Whenever we have a web application we’ll typically want to be able to observe it in production. Typically common questions will be:

Eagle eyed readers will notice all of these quetsions are about endpoints or routes. Most Application Performance Monotiring (APM) products will have a built in knowledge of HTTP and easily be able to show this to you. New Relic which I’ll use for the rest of my examples even has an understanding of MVC built in and will classify transactions (requests) using their controller and action names rather than just the url.

What about GraphQL?

The way a GraphQL server works is that all queries and mutations are POST’s to the same url (typically something like /graphql) which means you get something like the following in New Relic.

New Relic without operations

Now this data won’t let you answer any of those three questions, and in fact GraphQL comes with even more nuance if you’re running a public GraphQL API which we can discuss another time.

Adding Observability

The Hot Chocolate has the concept of a DiagnosticEventListener, what we’ll do is create our own NewRelicDiagnosticEventListener to append some extra information to the current transaction to make it more useful.

The DiagnosticEventListener class has a number of methods you can override depending on what you care about in terms of your diagnostics.
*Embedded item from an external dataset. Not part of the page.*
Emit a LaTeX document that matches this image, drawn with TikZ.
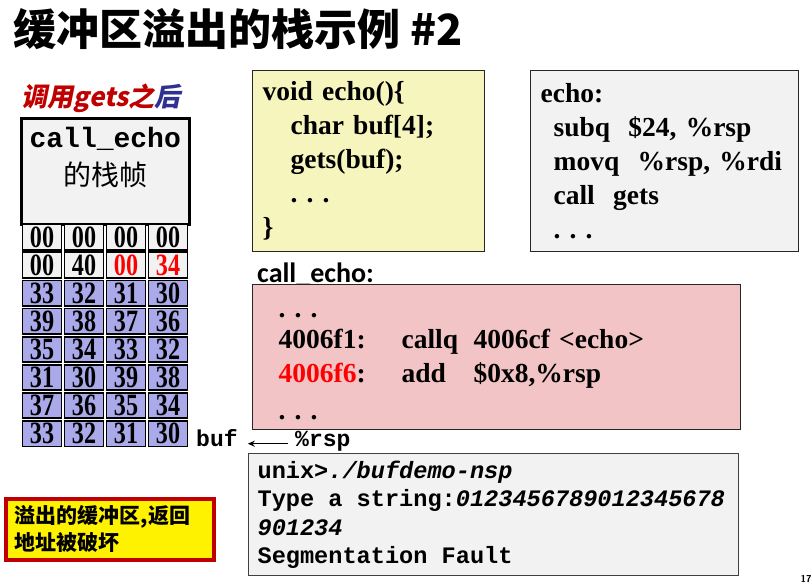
\documentclass[tikz,border=0pt]{standalone}
\usepackage{fontspec}
\setmainfont{Liberation Serif}
\setmonofont{Liberation Mono}
\newfontfamily\cjk{Noto Sans CJK SC}
\newfontfamily\cjkit[FakeSlant=0.2]{Noto Sans CJK SC}
\newfontfamily\carlito{Carlito}
\newfontfamily\narrowserif[FakeStretch=0.78]{Liberation Serif}
\usetikzlibrary{positioning,arrows.meta}
\newcommand{\tsp}{\hspace{0.6em}}
\definecolor{gray0}{RGB}{242,242,242}
\definecolor{codeyellow}{RGB}{247,245,190}
\definecolor{codepink}{RGB}{242,196,197}
\definecolor{stackblue}{RGB}{170,170,235}
\definecolor{darkred}{RGB}{192,0,0}
\definecolor{bluetxt}{RGB}{46,49,146}
\tikzstyle{codebox} = [draw=black!85, line width=1.2pt, rectangle, anchor=north west, align=left, inner xsep=10pt, inner ysep=0pt, font=\bfseries\fontsize{27.5}{34}\selectfont]
\tikzstyle{termbox} = [draw=black!75, line width=1.2pt, fill=gray0, rectangle, anchor=north west, align=left, inner xsep=9pt, inner ysep=0pt, font=\ttfamily\bfseries\fontsize{23.6}{28.5}\selectfont]
\tikzstyle{cell} = [draw, line width=1.8pt, minimum width=39pt, minimum height=25.5pt, inner sep=0pt, font=\narrowserif\bfseries\fontsize{31}{31}\selectfont]
\tikzstyle{frame} = [draw, line width=2.5pt, fill=gray0, anchor=north west, minimum width=168pt, minimum height=106pt]
\tikzstyle{ttlabel} = [anchor=base west, inner sep=2pt, font=\ttfamily\bfseries\fontsize{23}{23}\selectfont]
\tikzstyle{note} = [draw=darkred, line width=3.5pt, fill=yellow, anchor=north west, align=left, minimum width=208pt, minimum height=61pt, text width=190pt, inner xsep=9pt, font=\cjk\bfseries\fontsize{21}{27}\selectfont]

\begin{document}
\begin{tikzpicture}[x=1pt,y=-1pt]
	\useasboundingbox (0,0) rectangle (812,587);
	\node[anchor=west, font=\cjk\bfseries\fontsize{43}{43}\selectfont] (title) at (10,29) {缓冲区溢出的栈示例 \#2};
	\node[anchor=west, font=\cjkit\bfseries\fontsize{26}{26}\selectfont] (after) at (18,98) {\textcolor{darkred}{调用gets之}\textcolor{bluetxt}{后}};
	% stack
	\node[frame] (frame) at (20,117) {};
	\node[below=7pt of frame.north, font=\ttfamily\bfseries\fontsize{28}{28}\selectfont] (fname) {call\_echo};
	\node[below=4pt of fname, font=\cjk\fontsize{28}{28}\selectfont] (fcjk) {的栈帧};
	\foreach \fc/\va/\vb/\vc/\vd [count=\i] in {gray0/00/00/00/00, gray0/00/40/{\color{red}00}/{\color{red}34}, stackblue/33/32/31/30, stackblue/39/38/37/36, stackblue/35/34/33/32, stackblue/31/30/39/38, stackblue/37/36/35/34, stackblue/33/32/31/30}{
		\foreach \v [count=\j] in {\va,\vb,\vc,\vd}
			\node[cell, fill=\fc] (c\i\j) at ({42*\j},{237+28.1*(\i-1)}) {\v};
	}
	\node[ttlabel] (buf) at (194,446) {buf};
	\node[ttlabel] (rsp) at (293,446) {\%rsp};
	\draw[-{Stealth[length=7pt,width=6pt]}, line width=1.5pt, shorten <=5pt, shorten >=8pt] (rsp.mid west) -- (buf.mid east);
	% code
	\node[codebox, fill=codeyellow, text width=212pt, minimum height=181pt] (csrc) at (252,70) {void echo()\{\\\hspace*{28pt}char buf[4];\\\hspace*{28pt}gets(buf);\\\hspace*{28pt}.\ .\ .\\\}};
	\node[codebox, fill=gray0, text width=248pt, minimum height=181pt] (casm) at (530,70) {echo:\\\hspace*{13pt}subq\ \ \$24, \%rsp\\\hspace*{13pt}movq\ \ \%rsp, \%rdi\\\hspace*{13pt}call\ \ gets\\\hspace*{13pt}.\ .\ .};
	\node[anchor=base west, inner sep=0pt, font=\carlito\bfseries\fontsize{28}{28}\selectfont] (clabel) at (257,282) {call\_echo:};
	\node[codebox, fill=codepink, inner xsep=26pt, text width=436pt, minimum height=145pt] (ccall) at (252,284) {\rule{0pt}{23pt}.\ .\ .\\[-3pt]\makebox[123pt][l]{4006f1:}\makebox[72pt][l]{callq}4006cf <echo>\\\makebox[123pt][l]{\textcolor{red}{4006f6}:}\makebox[72pt][l]{add}\$0x8,\%rsp\\[3pt].\ .\ .};
	\node[termbox, text width=472pt, minimum height=122pt] (term) at (248,453) {\mbox{unix>\textit{./bufdemo-nsp}}\\\mbox{Type\tsp a\tsp string:\textit{0123456789012345678}}\\\textit{901234}\\\mbox{Segmentation\tsp Fault}};
	\node[note] (warn) at (4,497) {溢出的缓冲区,返回\\地址被破坏};
	\node[font=\sffamily\bfseries\fontsize{10}{10}\selectfont] (pnum) at (806,579) {17};
\end{tikzpicture}
\end{document}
For this exacmple we care about ExecuteRequest.

public class NewRelicDiagnosticEventListener : DiagnosticEventListener
{
    public override IActivityScope ExecuteRequest(IRequestContext context)
    {
        // implementation goes here
    }
}

Now the API pattern for the DiagnosticEventListener is an intersting one that I’d never come across before and it’s worth a bit of explanation. Typeically for these diagnostic API’s we’ll need a hook for the start of a request as well one at the end as sometimes you’ll want to set up things at the start of the requuest and then collect / use them at the end. This can make a hefty API surface if for every “event” there would need to be two hooks. The Hot Chocolate developers resolved this by introducing IActivityScope which is simply a rename of IDisposable.
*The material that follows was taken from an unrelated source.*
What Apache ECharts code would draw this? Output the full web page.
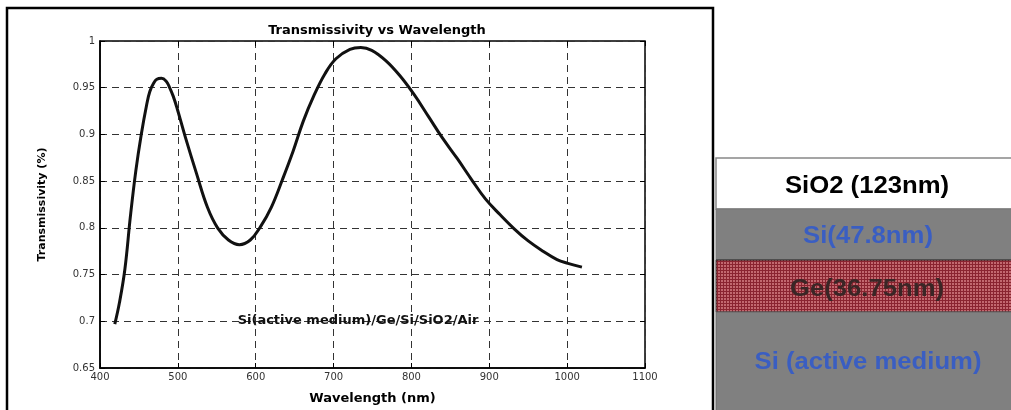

public interface IActivityScope : IDisposable
{

}

The idea is the framework will call ExecuteRequest at the start of the request. We’ll then request an IActivityScope that will be disposed by the framework at the end of the request.

For our example we’ll want to do changes to the New Relic transaction at the end of the request because we’ll want to use information parsed from the request body.
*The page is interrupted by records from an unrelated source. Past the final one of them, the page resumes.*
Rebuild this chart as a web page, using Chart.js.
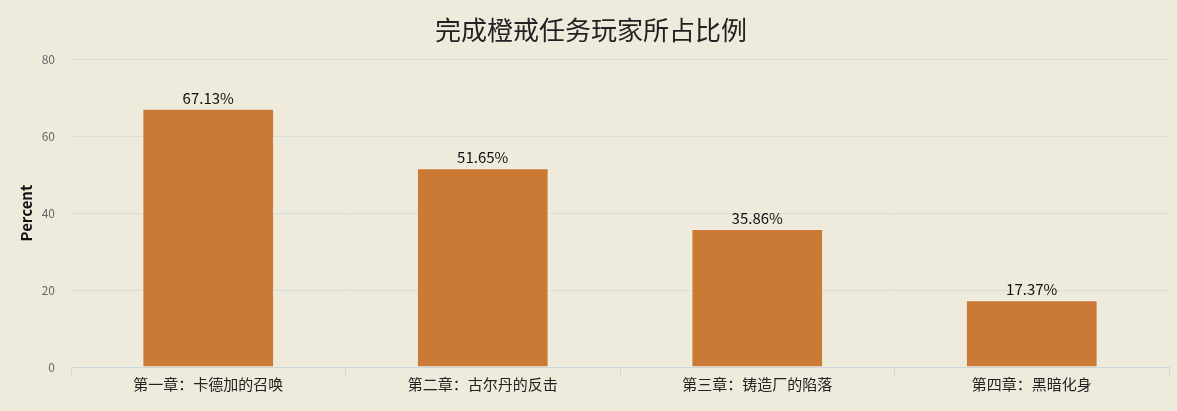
<!DOCTYPE html>
<html><head><meta charset="utf-8">
<script src="https://cdn.jsdelivr.net/npm/chart.js@4"></script>
<style>html,body{margin:0;padding:0;background:#EEEBDC;}#wrap{width:1177px;height:411px;}</style>
</head><body><div id="wrap"><canvas id="c" width="1177" height="411"></canvas></div>
<script>
const categories = ["第一章：卡德加的召唤", "第二章：古尔丹的反击", "第三章：铸造厂的陷落", "第四章：黑暗化身"];
const percentValues = [67.13, 51.65, 35.86, 17.37];
const yTicks = [0, 20, 40, 60, 80];
const titleText = "完成橙戒任务玩家所占比例";
const yTitle = "Percent";

const FONT = '"Noto Sans CJK SC", "Noto Sans", sans-serif';

const bgPlugin = {
  id: 'bg',
  beforeDraw(chart) {
    const ctx = chart.ctx;
    ctx.save();
    ctx.fillStyle = '#EEEBDC';
    ctx.fillRect(0, 0, chart.width, chart.height);
    ctx.restore();
  }
};
const labelPlugin = {
  id: 'vlabels',
  afterDatasetsDraw(chart) {
    const ctx = chart.ctx;
    const meta = chart.getDatasetMeta(0);
    ctx.save();
    ctx.font = '15px ' + FONT;
    ctx.fillStyle = '#111';
    ctx.textAlign = 'center';
    ctx.textBaseline = 'bottom';
    meta.data.forEach((bar, i) => {
      ctx.fillText(percentValues[i].toFixed(2) + '%', bar.x, bar.y - 3);
    });
    ctx.restore();
  }
};

new Chart(document.getElementById('c'), {
  type: 'bar',
  data: {
    labels: categories,
    datasets: [{
      data: percentValues,
      backgroundColor: '#CB7A35',
      borderColor: '#F4F0E6',
      borderWidth: 1,
      barPercentage: 0.48,
      categoryPercentage: 1.0
    }]
  },
  options: {
    responsive: false,
    animation: false,
    devicePixelRatio: 1,
    layout: { padding: { left: 13, right: 8, top: 0, bottom: 18 } },
    plugins: {
      legend: { display: false },
      tooltip: { enabled: false },
      title: {
        display: true,
        text: titleText,
        color: '#222',
        font: { family: FONT, size: 26, weight: 'normal' },
        padding: { top: 15, bottom: 13 }
      }
    },
    scales: {
      x: {
        grid: { offset: true, drawOnChartArea: false, drawTicks: true, tickLength: 8, color: '#CCD6DB' },
        border: { display: true, color: '#CCD6DB', width: 1 },
        ticks: { color: '#222', font: { family: FONT, size: 15 }, padding: 0 }
      },
      y: {
        min: 0, max: 80,
        afterBuildTicks(scale) { scale.ticks = yTicks.map(v => ({ value: v })); },
        afterFit(scale) { scale.width = 58; },
        grid: { color: '#DCDCD2', drawTicks: false },
        border: { display: false },
        ticks: { color: '#666', font: { family: FONT, size: 12 }, padding: 16 },
        title: { display: true, text: yTitle, color: '#111', font: { family: FONT, size: 15, weight: 'bold' }, padding: 4 }
      }
    }
  },
  plugins: [bgPlugin, labelPlugin]
});
</script></body></html>
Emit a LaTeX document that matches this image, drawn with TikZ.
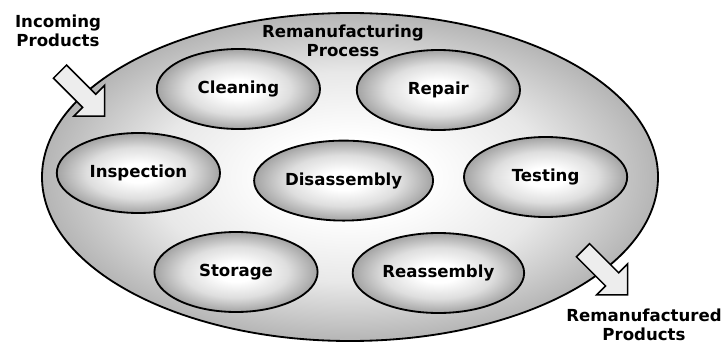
\documentclass[tikz,border=0pt]{standalone}
\usepackage{fontspec}
\setmainfont{DejaVu Sans}
\usetikzlibrary{shapes.geometric, shapes.arrows}

\pgfdeclareradialshading{glow}{\pgfpoint{0cm}{0cm}}{color(0bp)=(white); color(6bp)=(white); color(16bp)=(black!9); color(25bp)=(black!29); color(50bp)=(black!29)}
\pgfdeclareradialshading{stepglow}{\pgfpoint{0cm}{0cm}}{color(0bp)=(white); color(6bp)=(white); color(16bp)=(black!13); color(25bp)=(black!36); color(50bp)=(black!36)}

\begin{document}
\begin{tikzpicture}[
	step box/.style = {ellipse, draw, line width = 1.3pt, shading = stepglow, minimum width = 4.08cm, minimum height = 2cm, font = \fontsize{11.8}{13.5}\selectfont\bfseries},
	label text/.style = {align = center, font = \fontsize{11.8}{13.5}\selectfont\bfseries},
	flow/.style = {single arrow, draw, line width = 1.1pt, fill = black!7, inner sep = 0pt, inner ysep = 0.2125cm, single arrow tip angle = 90, single arrow head extend = 0.3125cm, minimum height = 1.575cm, rotate = -45}]

	\useasboundingbox (0, 0) rectangle (18.1, 8.625);

	% Process ellipse

	\node[ellipse, draw, line width = 1.3pt, shading = glow, minimum width = 15.4cm, minimum height = 8.2cm] (process) at (8.75, 4.2) {};
	\node[label text] (title) at (8.575, 7.6) {Remanufacturing\\ Process};

	% Steps

	\node[step box] (clean) at (5.96, 6.4) {Cleaning};
	\node[step box] (repair) at (10.96, 6.375) {Repair};
	\node[step box] (insp) at (3.46, 4.3) {Inspection};
	\node[step box] (disas) at (8.59, 4.11) {Disassembly};
	\node[step box] (test) at (13.64, 4.2) {Testing};
	\node[step box] (store) at (5.9, 1.825) {Storage};
	\node[step box] (reas) at (10.96, 1.8) {Reassembly};

	% Products in and out

	\node[label text] (in) at (1.45, 7.85) {Incoming\\ Products};
	\node[flow] (inflow) at (1.975, 6.36) {};

	\node[label text] (out) at (16.1, 0.5) {Remanufactured\\ Products};
	\node[flow] (outflow) at (15.05, 1.894) {};

\end{tikzpicture}
\end{document}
Here’s our final version, it returns a custom RequestActvityScope that on disposale will set the name of the current transaction in New Relic to be the incoming operation name.

public class NewRelicDiagnosticEventListener : DiagnosticEventListener
{
    public override IActivityScope ExecuteRequest(IRequestContext context)
    {
        return new RequestActvityScope(context);
    }

    private class RequestActvityScope : IActivityScope
    {
        private readonly IRequestContext context;
        private bool _isDisposed;

        public RequestActvityScope(IRequestContext context)
        {
            this.context = context;
        }

        public void Dispose()
        {
            if (_isDisposed)
                return;

            NewRelic.Api.Agent.NewRelic.SetTransactionName("GraphQL", context.Operation?.Name?.Value ?? "unknown");

            _isDisposed = true;
        }
    }
}

We can then use it with our setup code

services.AddGraphQLServer()
    .AddDiagnosticEventListener<NewRelicDiagnosticEventListener>()
    .AddQueryType<Query>();

Now we’ll see something more useful in New Relic, all our traffic previously grouped up in /graphql has been broken apart into the different operations our front end code is making which makes it a lot easier to answer the questions from the start of the post.

New Relic with operations

Conclusion

Out of the box most APM tools will do a poor job of observability into GraphQL operations due to how HTTP is used. We need to do more work on our server to assist the APM to enable us as developers to support our GraphQL API’s in production.